"""
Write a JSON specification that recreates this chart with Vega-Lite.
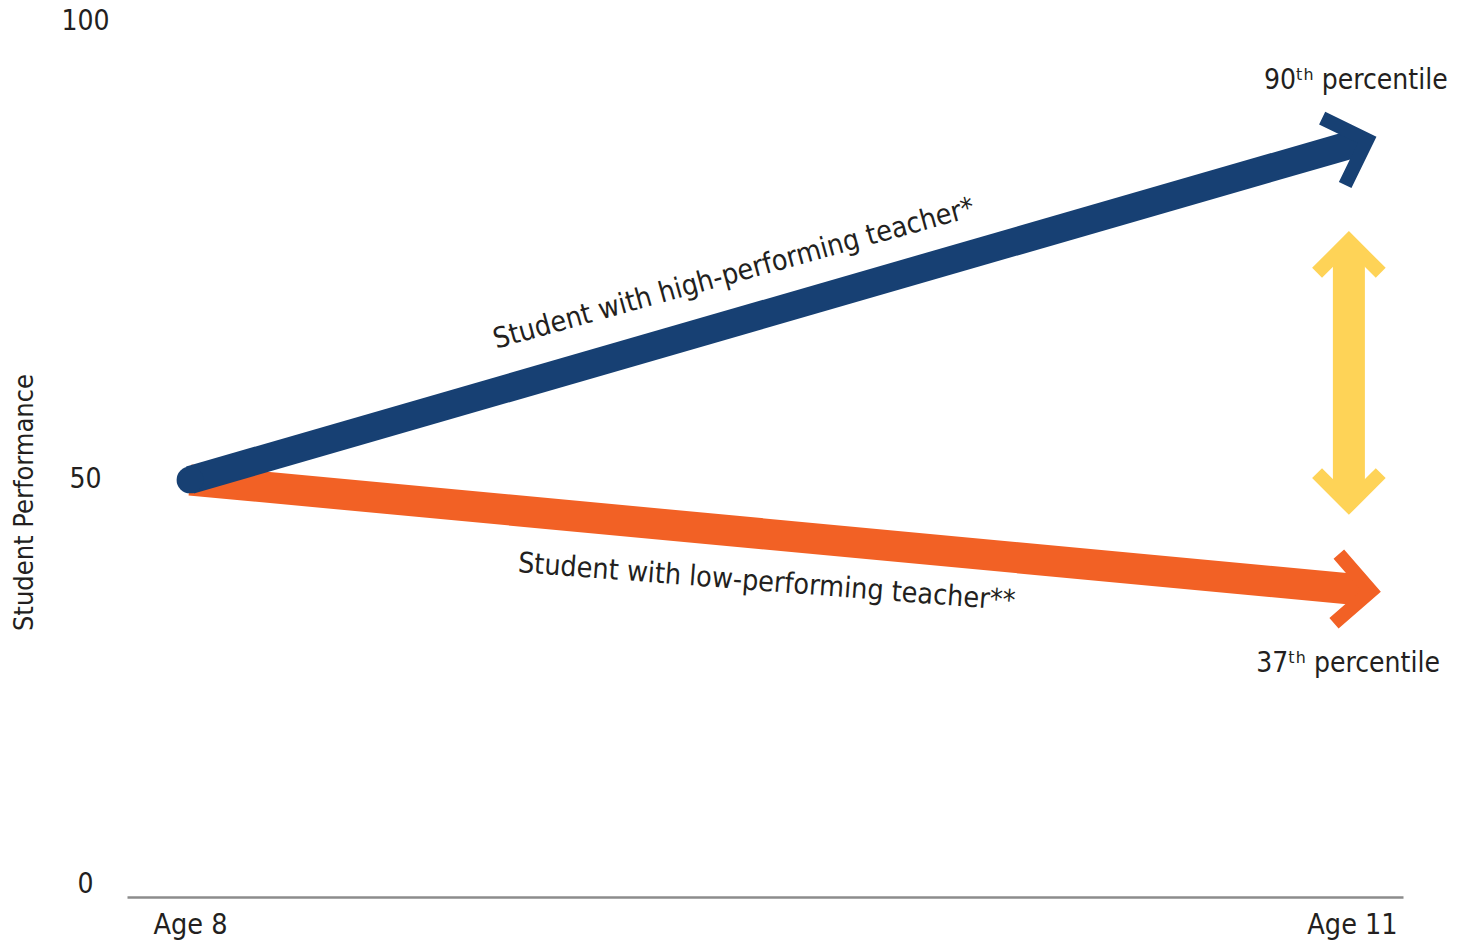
{
  "$schema": "https://vega.github.io/schema/vega-lite/v6.json",
  "width": 1276,
  "height": 890,
  "autosize": {"type": "none"},
  "padding": {"left": 127, "top": 7, "right": 65, "bottom": 44},
  "background": "white",
  "config": {
    "view": {"stroke": null},
    "font": "DejaVu Sans Condensed, Liberation Sans Narrow, sans-serif"
  },
  "encoding": {
    "x": {
      "field": "age",
      "type": "quantitative",
      "scale": {"domain": [7.8373, 11.1317], "nice": false, "zero": false},
      "axis": {
        "values": [8, 11],
        "labelExpr": "'Age ' + datum.value",
        "title": null,
        "grid": false,
        "ticks": false,
        "domain": true,
        "domainColor": "#8c8c8c",
        "domainWidth": 2.5,
        "labelFontSize": 28.5,
        "labelColor": "#231f20",
        "labelPadding": 13,
        "labelFlush": false,
        "labelBaseline": "top"
      }
    },
    "y": {
      "field": "score",
      "type": "quantitative",
      "scale": {"domain": [1.5, 105], "nice": false, "zero": false},
      "axis": {
        "values": [2.9, 50, 103.26],
        "labelExpr": "format(round(datum.value / 50) * 50, 'd')",
        "title": "Student Performance",
        "titleFontSize": 27,
        "titleFontWeight": "normal",
        "titleColor": "#231f20",
        "titleAngle": 270,
        "titleAlign": "center",
        "titleBaseline": "alphabetic",
        "titleX": -95,
        "titleY": 495,
        "grid": false,
        "ticks": false,
        "domain": false,
        "labelFontSize": 28,
        "labelColor": "#231f20",
        "labelAlign": "center",
        "labelBaseline": "middle",
        "labelPadding": 42
      }
    }
  },
  "layer": [
    {
      "data": {"values": [
        {"series": "low", "age": 8, "score": 50},
        {"series": "low", "age": 11.031, "score": 37.17}
      ]},
      "mark": {"type": "line", "color": "#F26125", "strokeWidth": 31, "strokeCap": "butt"}
    },
    {
      "data": {"values": [{"series": "low", "age": 11.049, "score": 37.08}]},
      "mark": {"type": "point", "shape": "M-1,-1L0,0L-1,1", "filled": false, "color": "#F26125", "opacity": 1, "strokeWidth": 14, "strokeJoin": "miter", "strokeCap": "butt", "size": 4800, "angle": 4}
    },
    {
      "data": {"values": [
        {"series": "high", "age": 8, "score": 50},
        {"series": "high", "age": 11.019, "score": 89.28}
      ]},
      "mark": {"type": "line", "color": "#174073", "strokeWidth": 28, "strokeCap": "butt"}
    },
    {
      "data": {"values": [{"series": "high", "age": 8, "score": 50}]},
      "mark": {"type": "point", "shape": "circle", "filled": true, "color": "#174073", "opacity": 1, "size": 720}
    },
    {
      "data": {"values": [{"series": "high", "age": 11.039, "score": 89.53}]},
      "mark": {"type": "point", "shape": "M-1,-1L0,0L-1,1", "filled": false, "color": "#174073", "opacity": 1, "strokeWidth": 14, "strokeJoin": "miter", "strokeCap": "butt", "size": 5000, "angle": -19}
    },
    {
      "data": {"values": [{"age": 10.992, "score": 76.86, "score2": 48.02}]},
      "mark": {"type": "rule", "color": "#FED357", "strokeWidth": 32, "strokeCap": "butt"},
      "encoding": {"y2": {"field": "score2"}}
    },
    {
      "data": {"values": [{"age": 10.992, "score": 77.79}]},
      "mark": {"type": "point", "shape": "M-1,-1L0,0L-1,1", "filled": false, "color": "#FED357", "opacity": 1, "strokeWidth": 14, "strokeJoin": "miter", "strokeCap": "butt", "size": 4050, "angle": -90}
    },
    {
      "data": {"values": [{"age": 10.992, "score": 47.09}]},
      "mark": {"type": "point", "shape": "M-1,-1L0,0L-1,1", "filled": false, "color": "#FED357", "opacity": 1, "strokeWidth": 14, "strokeJoin": "miter", "strokeCap": "butt", "size": 4050, "angle": 90}
    },
    {
      "data": {"values": [{"age": 9.41, "score": 73.0, "label": "Student with high-performing teacher*"}]},
      "mark": {"type": "text", "fontSize": 28.5, "color": "#231f20", "align": "center", "baseline": "alphabetic", "angle": -15.5},
      "encoding": {"text": {"field": "label"}}
    },
    {
      "data": {"values": [{"age": 9.487, "score": 37.08, "label": "Student with low-performing teacher**"}]},
      "mark": {"type": "text", "fontSize": 28.5, "color": "#231f20", "align": "center", "baseline": "alphabetic", "angle": 4.4},
      "encoding": {"text": {"field": "label"}}
    },
    {
      "data": {"values": [
        {"age": 11.01, "score": 95.46, "label": "90ᵗʰ percentile"},
        {"age": 10.99, "score": 27.67, "label": "37ᵗʰ percentile"}
      ]},
      "mark": {"type": "text", "fontSize": 28, "color": "#231f20", "align": "center", "baseline": "alphabetic"},
      "encoding": {"text": {"field": "label"}}
    }
  ]
}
"""
Copy out every line of the data that includes "with".

:: Reply ::
Write a JSON specification that recreates this chart with Vega-Lite.
      "data": {"values": [{"age": 9.41, "score": 73.0, "label": "Student with high-performing teacher*"}]},
      "data": {"values": [{"age": 9.487, "score": 37.08, "label": "Student with low-performing teacher**"}]},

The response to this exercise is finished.